### Data provided
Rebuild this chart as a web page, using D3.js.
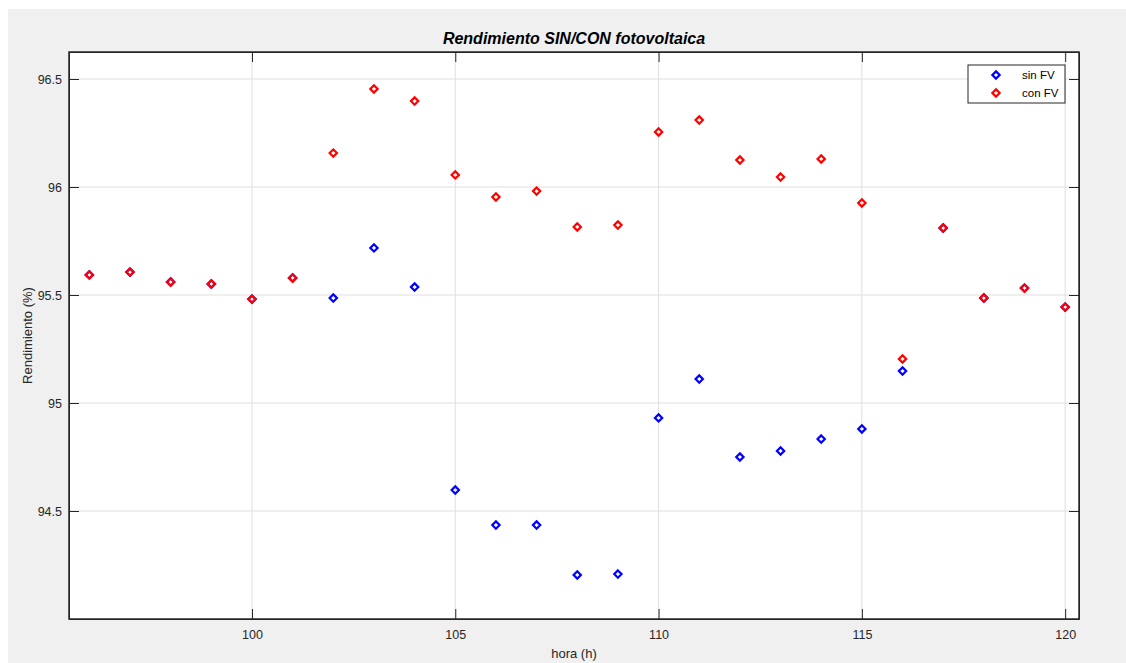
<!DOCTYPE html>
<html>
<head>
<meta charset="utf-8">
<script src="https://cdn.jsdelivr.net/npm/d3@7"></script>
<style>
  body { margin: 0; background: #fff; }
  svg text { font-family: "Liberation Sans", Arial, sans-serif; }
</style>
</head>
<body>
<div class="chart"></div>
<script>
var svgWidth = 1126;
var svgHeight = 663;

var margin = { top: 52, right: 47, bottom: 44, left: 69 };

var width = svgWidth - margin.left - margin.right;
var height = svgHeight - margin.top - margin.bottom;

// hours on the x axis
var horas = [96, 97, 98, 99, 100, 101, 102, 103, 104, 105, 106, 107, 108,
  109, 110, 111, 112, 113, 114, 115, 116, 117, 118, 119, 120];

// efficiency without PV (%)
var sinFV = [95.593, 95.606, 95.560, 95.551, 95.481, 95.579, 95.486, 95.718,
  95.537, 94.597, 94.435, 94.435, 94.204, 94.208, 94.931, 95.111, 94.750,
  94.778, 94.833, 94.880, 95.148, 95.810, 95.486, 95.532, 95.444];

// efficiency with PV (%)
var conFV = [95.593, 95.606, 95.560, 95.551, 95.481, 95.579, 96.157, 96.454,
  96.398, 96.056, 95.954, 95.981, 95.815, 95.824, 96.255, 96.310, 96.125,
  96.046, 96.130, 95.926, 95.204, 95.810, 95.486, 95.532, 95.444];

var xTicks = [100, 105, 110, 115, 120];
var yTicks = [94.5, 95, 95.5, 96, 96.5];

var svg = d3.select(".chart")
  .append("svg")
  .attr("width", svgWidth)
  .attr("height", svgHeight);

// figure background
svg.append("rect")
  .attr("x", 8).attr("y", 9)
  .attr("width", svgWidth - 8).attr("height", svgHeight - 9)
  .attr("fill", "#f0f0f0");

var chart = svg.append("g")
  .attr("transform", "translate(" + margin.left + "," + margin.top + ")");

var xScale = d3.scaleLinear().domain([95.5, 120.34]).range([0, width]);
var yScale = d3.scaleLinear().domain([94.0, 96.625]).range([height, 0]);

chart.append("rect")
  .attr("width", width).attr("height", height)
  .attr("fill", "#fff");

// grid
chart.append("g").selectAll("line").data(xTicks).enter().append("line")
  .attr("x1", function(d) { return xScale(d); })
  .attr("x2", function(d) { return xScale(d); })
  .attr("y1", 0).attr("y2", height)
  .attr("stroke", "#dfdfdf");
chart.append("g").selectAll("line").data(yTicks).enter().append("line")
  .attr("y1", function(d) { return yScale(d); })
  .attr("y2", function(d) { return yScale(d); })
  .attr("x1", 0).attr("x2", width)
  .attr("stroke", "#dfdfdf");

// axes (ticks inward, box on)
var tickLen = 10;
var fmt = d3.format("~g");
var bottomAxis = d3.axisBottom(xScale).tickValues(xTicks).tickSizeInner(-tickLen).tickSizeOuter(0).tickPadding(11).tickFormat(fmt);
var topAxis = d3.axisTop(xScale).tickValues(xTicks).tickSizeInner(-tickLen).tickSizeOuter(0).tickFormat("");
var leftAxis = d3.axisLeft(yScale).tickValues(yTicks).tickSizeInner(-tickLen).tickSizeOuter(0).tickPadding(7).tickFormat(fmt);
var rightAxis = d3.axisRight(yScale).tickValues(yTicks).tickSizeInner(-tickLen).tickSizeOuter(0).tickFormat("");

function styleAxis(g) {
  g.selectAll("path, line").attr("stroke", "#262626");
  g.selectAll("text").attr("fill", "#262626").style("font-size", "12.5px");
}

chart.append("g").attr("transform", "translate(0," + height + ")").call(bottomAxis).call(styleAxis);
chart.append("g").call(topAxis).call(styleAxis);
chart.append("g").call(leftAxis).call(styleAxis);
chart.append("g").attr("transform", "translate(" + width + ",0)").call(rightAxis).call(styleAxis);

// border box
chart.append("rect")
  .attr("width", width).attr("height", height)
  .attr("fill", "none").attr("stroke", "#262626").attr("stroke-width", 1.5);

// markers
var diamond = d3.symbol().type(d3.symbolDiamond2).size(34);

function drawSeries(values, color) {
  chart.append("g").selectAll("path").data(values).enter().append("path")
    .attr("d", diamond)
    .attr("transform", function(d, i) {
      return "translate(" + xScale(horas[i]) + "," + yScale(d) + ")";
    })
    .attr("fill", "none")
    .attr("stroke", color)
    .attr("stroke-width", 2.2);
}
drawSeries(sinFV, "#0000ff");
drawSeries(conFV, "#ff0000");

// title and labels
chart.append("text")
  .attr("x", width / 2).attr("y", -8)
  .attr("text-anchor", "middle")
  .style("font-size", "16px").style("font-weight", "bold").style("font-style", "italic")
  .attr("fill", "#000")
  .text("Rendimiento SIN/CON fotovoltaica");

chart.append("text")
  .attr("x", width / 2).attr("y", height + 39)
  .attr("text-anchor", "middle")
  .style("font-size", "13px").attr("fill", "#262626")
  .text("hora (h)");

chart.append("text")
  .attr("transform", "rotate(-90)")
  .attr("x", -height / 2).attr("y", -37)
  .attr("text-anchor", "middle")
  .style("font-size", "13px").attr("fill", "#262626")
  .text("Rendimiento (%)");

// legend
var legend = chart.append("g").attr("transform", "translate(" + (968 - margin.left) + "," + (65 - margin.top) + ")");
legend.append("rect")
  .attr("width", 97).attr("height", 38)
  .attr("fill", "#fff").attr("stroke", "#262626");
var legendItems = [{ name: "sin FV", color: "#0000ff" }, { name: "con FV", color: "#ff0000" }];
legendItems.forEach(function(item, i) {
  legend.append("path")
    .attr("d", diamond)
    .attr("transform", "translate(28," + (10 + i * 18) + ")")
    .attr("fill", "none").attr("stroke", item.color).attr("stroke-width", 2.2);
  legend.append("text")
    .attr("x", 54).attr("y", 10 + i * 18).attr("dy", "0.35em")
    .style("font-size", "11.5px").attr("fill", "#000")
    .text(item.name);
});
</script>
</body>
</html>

### Problem requirements
Restate the material word for word from its first line through the line containing "var height = svgHeight", both included; the pictures do not belong in it.

### Solution to this task
Rebuild this chart as a web page, using D3.js.
<!DOCTYPE html>
<html>
<head>
<meta charset="utf-8">
<script src="https://cdn.jsdelivr.net/npm/d3@7"></script>
<style>
  body { margin: 0; background: #fff; }
  svg text { font-family: "Liberation Sans", Arial, sans-serif; }
</style>
</head>
<body>
<div class="chart"></div>
<script>
var svgWidth = 1126;
var svgHeight = 663;

var margin = { top: 52, right: 47, bottom: 44, left: 69 };

var width = svgWidth - margin.left - margin.right;
var height = svgHeight - margin.top - margin.bottom;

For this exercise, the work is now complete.